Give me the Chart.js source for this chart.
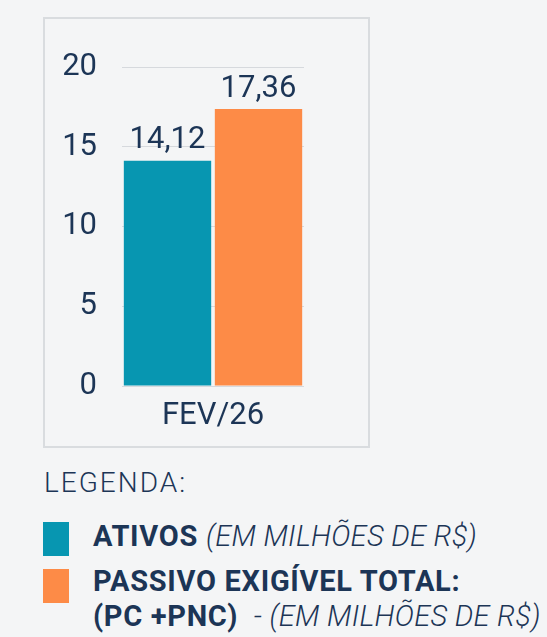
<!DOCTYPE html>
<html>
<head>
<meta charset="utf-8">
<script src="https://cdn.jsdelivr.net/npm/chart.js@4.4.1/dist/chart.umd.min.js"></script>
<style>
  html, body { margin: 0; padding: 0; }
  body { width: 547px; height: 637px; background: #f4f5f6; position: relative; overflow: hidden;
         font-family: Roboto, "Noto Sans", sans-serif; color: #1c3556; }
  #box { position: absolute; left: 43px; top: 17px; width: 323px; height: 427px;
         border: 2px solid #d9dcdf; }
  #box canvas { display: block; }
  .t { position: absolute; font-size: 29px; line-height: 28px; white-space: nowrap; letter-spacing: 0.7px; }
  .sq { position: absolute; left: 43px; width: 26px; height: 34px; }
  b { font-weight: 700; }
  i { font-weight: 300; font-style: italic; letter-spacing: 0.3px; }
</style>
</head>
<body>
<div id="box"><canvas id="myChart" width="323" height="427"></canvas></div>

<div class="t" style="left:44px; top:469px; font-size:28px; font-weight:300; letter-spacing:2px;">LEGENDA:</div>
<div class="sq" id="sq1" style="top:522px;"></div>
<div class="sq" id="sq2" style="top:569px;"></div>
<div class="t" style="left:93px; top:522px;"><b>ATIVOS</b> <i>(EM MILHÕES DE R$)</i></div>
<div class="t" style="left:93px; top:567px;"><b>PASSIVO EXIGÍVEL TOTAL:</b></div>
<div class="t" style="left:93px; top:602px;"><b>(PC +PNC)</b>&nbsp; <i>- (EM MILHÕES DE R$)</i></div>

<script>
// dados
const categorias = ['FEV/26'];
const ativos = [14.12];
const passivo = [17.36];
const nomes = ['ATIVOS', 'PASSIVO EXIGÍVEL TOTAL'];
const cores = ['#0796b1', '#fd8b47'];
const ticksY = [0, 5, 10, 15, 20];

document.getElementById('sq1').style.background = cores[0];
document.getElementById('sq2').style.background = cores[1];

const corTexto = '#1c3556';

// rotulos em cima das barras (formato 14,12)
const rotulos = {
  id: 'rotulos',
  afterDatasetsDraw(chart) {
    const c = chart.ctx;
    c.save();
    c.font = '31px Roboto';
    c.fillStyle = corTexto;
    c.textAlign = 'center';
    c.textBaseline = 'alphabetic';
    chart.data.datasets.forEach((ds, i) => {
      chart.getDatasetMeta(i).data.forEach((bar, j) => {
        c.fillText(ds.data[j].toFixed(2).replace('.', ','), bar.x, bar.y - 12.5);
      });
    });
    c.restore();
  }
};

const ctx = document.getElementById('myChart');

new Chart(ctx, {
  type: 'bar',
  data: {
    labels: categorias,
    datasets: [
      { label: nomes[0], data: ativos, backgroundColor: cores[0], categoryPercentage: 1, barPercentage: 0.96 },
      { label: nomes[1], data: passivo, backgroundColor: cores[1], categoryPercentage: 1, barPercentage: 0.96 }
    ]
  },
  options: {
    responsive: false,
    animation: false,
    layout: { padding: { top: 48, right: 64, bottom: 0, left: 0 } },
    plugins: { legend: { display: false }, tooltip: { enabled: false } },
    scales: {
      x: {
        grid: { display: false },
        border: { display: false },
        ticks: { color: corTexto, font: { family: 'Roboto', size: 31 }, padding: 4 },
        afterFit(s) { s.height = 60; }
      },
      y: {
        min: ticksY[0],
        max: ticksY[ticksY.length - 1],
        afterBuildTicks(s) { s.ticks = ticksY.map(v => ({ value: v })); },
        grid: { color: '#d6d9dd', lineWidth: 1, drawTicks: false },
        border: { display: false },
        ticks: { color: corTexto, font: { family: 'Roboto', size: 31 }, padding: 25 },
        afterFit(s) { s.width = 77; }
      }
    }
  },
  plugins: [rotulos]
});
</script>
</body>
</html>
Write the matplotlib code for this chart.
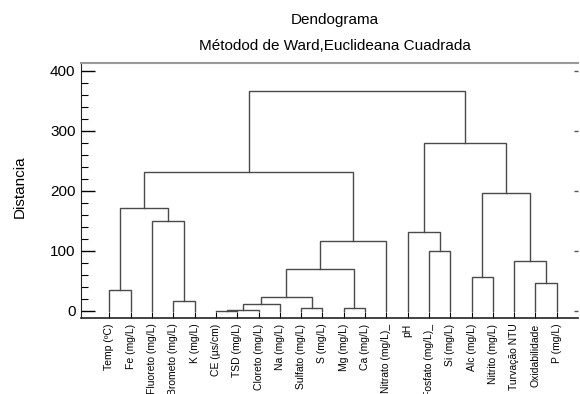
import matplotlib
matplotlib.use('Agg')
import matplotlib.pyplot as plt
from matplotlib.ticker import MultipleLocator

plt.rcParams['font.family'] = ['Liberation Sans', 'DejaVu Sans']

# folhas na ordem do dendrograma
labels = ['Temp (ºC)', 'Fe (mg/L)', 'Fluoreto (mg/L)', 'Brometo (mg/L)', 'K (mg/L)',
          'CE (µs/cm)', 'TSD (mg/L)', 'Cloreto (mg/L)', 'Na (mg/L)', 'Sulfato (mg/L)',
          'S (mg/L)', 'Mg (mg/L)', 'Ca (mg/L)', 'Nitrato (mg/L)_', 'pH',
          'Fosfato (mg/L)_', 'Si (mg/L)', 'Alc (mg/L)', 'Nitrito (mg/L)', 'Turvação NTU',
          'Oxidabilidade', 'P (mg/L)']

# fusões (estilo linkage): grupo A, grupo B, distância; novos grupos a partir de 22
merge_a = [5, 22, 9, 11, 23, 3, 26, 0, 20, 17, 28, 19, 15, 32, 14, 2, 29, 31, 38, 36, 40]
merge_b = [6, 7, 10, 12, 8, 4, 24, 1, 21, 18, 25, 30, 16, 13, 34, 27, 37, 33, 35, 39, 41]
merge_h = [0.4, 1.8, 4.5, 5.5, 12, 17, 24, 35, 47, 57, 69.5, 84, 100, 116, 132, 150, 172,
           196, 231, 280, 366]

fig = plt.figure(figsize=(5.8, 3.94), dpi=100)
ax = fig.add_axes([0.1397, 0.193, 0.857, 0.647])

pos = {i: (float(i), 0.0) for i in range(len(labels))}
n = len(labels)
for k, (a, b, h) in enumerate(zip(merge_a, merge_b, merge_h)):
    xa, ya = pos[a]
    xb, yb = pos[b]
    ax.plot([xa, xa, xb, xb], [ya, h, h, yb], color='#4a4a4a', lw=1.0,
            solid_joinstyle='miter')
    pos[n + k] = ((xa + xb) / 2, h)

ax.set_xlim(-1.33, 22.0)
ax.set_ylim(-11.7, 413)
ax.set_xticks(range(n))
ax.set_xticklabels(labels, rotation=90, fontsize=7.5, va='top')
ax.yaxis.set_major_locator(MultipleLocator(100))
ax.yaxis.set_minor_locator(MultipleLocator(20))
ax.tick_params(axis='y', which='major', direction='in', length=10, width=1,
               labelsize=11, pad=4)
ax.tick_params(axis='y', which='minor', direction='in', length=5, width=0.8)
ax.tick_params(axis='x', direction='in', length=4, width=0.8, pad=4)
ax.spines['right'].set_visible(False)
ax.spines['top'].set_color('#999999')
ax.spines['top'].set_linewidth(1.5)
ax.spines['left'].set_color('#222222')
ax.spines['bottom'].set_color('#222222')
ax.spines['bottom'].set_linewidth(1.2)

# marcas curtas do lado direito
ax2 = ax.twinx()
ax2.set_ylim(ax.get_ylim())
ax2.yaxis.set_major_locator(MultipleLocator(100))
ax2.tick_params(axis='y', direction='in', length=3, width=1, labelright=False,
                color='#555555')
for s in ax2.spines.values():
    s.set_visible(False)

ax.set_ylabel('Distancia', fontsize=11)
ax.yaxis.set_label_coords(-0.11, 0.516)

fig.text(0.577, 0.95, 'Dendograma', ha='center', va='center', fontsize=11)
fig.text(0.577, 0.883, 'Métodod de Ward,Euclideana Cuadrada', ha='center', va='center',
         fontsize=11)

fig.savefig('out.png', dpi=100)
________________
Reproduce each entry precisely, dropping only the pictures.

EXERCISE RESULT
Give me the Chart.js source for this chart.
<!DOCTYPE html>
<html>
<head>
<meta charset="utf-8">
<script src="https://cdn.jsdelivr.net/npm/chart.js@4.4.1/dist/chart.umd.min.js"></script>
<style>
  html, body { margin: 0; padding: 0; }
  body { width: 547px; height: 637px; background: #f4f5f6; position: relative; overflow: hidden;
         font-family: Roboto, "Noto Sans", sans-serif; color: #1c3556; }
  #box { position: absolute; left: 43px; top: 17px; width: 323px; height: 427px;
         border: 2px solid #d9dcdf; }
  #box canvas { display: block; }
  .t { position: absolute; font-size: 29px; line-height: 28px; white-space: nowrap; letter-spacing: 0.7px; }
  .sq { position: absolute; left: 43px; width: 26px; height: 34px; }
  b { font-weight: 700; }
  i { font-weight: 300; font-style: italic; letter-spacing: 0.3px; }
</style>
</head>
<body>
<div id="box"><canvas id="myChart" width="323" height="427"></canvas></div>

<div class="t" style="left:44px; top:469px; font-size:28px; font-weight:300; letter-spacing:2px;">LEGENDA:</div>
<div class="sq" id="sq1" style="top:522px;"></div>
<div class="sq" id="sq2" style="top:569px;"></div>
<div class="t" style="left:93px; top:522px;"><b>ATIVOS</b> <i>(EM MILHÕES DE R$)</i></div>
<div class="t" style="left:93px; top:567px;"><b>PASSIVO EXIGÍVEL TOTAL:</b></div>
<div class="t" style="left:93px; top:602px;"><b>(PC +PNC)</b>&nbsp; <i>- (EM MILHÕES DE R$)</i></div>

<script>
// dados
const categorias = ['FEV/26'];
const ativos = [14.12];
const passivo = [17.36];
const nomes = ['ATIVOS', 'PASSIVO EXIGÍVEL TOTAL'];
const cores = ['#0796b1', '#fd8b47'];
const ticksY = [0, 5, 10, 15, 20];

document.getElementById('sq1').style.background = cores[0];
document.getElementById('sq2').style.background = cores[1];

const corTexto = '#1c3556';

// rotulos em cima das barras (formato 14,12)
const rotulos = {
  id: 'rotulos',
  afterDatasetsDraw(chart) {
    const c = chart.ctx;
    c.save();
    c.font = '31px Roboto';
    c.fillStyle = corTexto;
    c.textAlign = 'center';
    c.textBaseline = 'alphabetic';
    chart.data.datasets.forEach((ds, i) => {
      chart.getDatasetMeta(i).data.forEach((bar, j) => {
        c.fillText(ds.data[j].toFixed(2).replace('.', ','), bar.x, bar.y - 12.5);
      });
    });
    c.restore();
  }
};

const ctx = document.getElementById('myChart');

new Chart(ctx, {
  type: 'bar',
  data: {
    labels: categorias,
    datasets: [
      { label: nomes[0], data: ativos, backgroundColor: cores[0], categoryPercentage: 1, barPercentage: 0.96 },
      { label: nomes[1], data: passivo, backgroundColor: cores[1], categoryPercentage: 1, barPercentage: 0.96 }
    ]
  },
  options: {
    responsive: false,
    animation: false,
    layout: { padding: { top: 48, right: 64, bottom: 0, left: 0 } },
    plugins: { legend: { display: false }, tooltip: { enabled: false } },
    scales: {
      x: {
        grid: { display: false },
        border: { display: false },
        ticks: { color: corTexto, font: { family: 'Roboto', size: 31 }, padding: 4 },
        afterFit(s) { s.height = 60; }
      },
      y: {
        min: ticksY[0],
        max: ticksY[ticksY.length - 1],
        afterBuildTicks(s) { s.ticks = ticksY.map(v => ({ value: v })); },
        grid: { color: '#d6d9dd', lineWidth: 1, drawTicks: false },
        border: { display: false },
        ticks: { color: corTexto, font: { family: 'Roboto', size: 31 }, padding: 25 },
        afterFit(s) { s.width = 77; }
      }
    }
  },
  plugins: [rotulos]
});
</script>
</body>
</html>
Write the matplotlib code for this chart.
import matplotlib
matplotlib.use('Agg')
import matplotlib.pyplot as plt
from matplotlib.ticker import MultipleLocator

plt.rcParams['font.family'] = ['Liberation Sans', 'DejaVu Sans']

# folhas na ordem do dendrograma
labels = ['Temp (ºC)', 'Fe (mg/L)', 'Fluoreto (mg/L)', 'Brometo (mg/L)', 'K (mg/L)',
          'CE (µs/cm)', 'TSD (mg/L)', 'Cloreto (mg/L)', 'Na (mg/L)', 'Sulfato (mg/L)',
          'S (mg/L)', 'Mg (mg/L)', 'Ca (mg/L)', 'Nitrato (mg/L)_', 'pH',
          'Fosfato (mg/L)_', 'Si (mg/L)', 'Alc (mg/L)', 'Nitrito (mg/L)', 'Turvação NTU',
          'Oxidabilidade', 'P (mg/L)']

# fusões (estilo linkage): grupo A, grupo B, distância; novos grupos a partir de 22
merge_a = [5, 22, 9, 11, 23, 3, 26, 0, 20, 17, 28, 19, 15, 32, 14, 2, 29, 31, 38, 36, 40]
merge_b = [6, 7, 10, 12, 8, 4, 24, 1, 21, 18, 25, 30, 16, 13, 34, 27, 37, 33, 35, 39, 41]
merge_h = [0.4, 1.8, 4.5, 5.5, 12, 17, 24, 35, 47, 57, 69.5, 84, 100, 116, 132, 150, 172,
           196, 231, 280, 366]

fig = plt.figure(figsize=(5.8, 3.94), dpi=100)
ax = fig.add_axes([0.1397, 0.193, 0.857, 0.647])

pos = {i: (float(i), 0.0) for i in range(len(labels))}
n = len(labels)
for k, (a, b, h) in enumerate(zip(merge_a, merge_b, merge_h)):
    xa, ya = pos[a]
    xb, yb = pos[b]
    ax.plot([xa, xa, xb, xb], [ya, h, h, yb], color='#4a4a4a', lw=1.0,
            solid_joinstyle='miter')
    pos[n + k] = ((xa + xb) / 2, h)

ax.set_xlim(-1.33, 22.0)
ax.set_ylim(-11.7, 413)
ax.set_xticks(range(n))
ax.set_xticklabels(labels, rotation=90, fontsize=7.5, va='top')
ax.yaxis.set_major_locator(MultipleLocator(100))
ax.yaxis.set_minor_locator(MultipleLocator(20))
ax.tick_params(axis='y', which='major', direction='in', length=10, width=1,
               labelsize=11, pad=4)
ax.tick_params(axis='y', which='minor', direction='in', length=5, width=0.8)
ax.tick_params(axis='x', direction='in', length=4, width=0.8, pad=4)
ax.spines['right'].set_visible(False)
ax.spines['top'].set_color('#999999')
ax.spines['top'].set_linewidth(1.5)
ax.spines['left'].set_color('#222222')
ax.spines['bottom'].set_color('#222222')
ax.spines['bottom'].set_linewidth(1.2)

# marcas curtas do lado direito
ax2 = ax.twinx()
ax2.set_ylim(ax.get_ylim())
ax2.yaxis.set_major_locator(MultipleLocator(100))
ax2.tick_params(axis='y', direction='in', length=3, width=1, labelright=False,
                color='#555555')
for s in ax2.spines.values():
    s.set_visible(False)

ax.set_ylabel('Distancia', fontsize=11)
ax.yaxis.set_label_coords(-0.11, 0.516)

fig.text(0.577, 0.95, 'Dendograma', ha='center', va='center', fontsize=11)
fig.text(0.577, 0.883, 'Métodod de Ward,Euclideana Cuadrada', ha='center', va='center',
         fontsize=11)

fig.savefig('out.png', dpi=100)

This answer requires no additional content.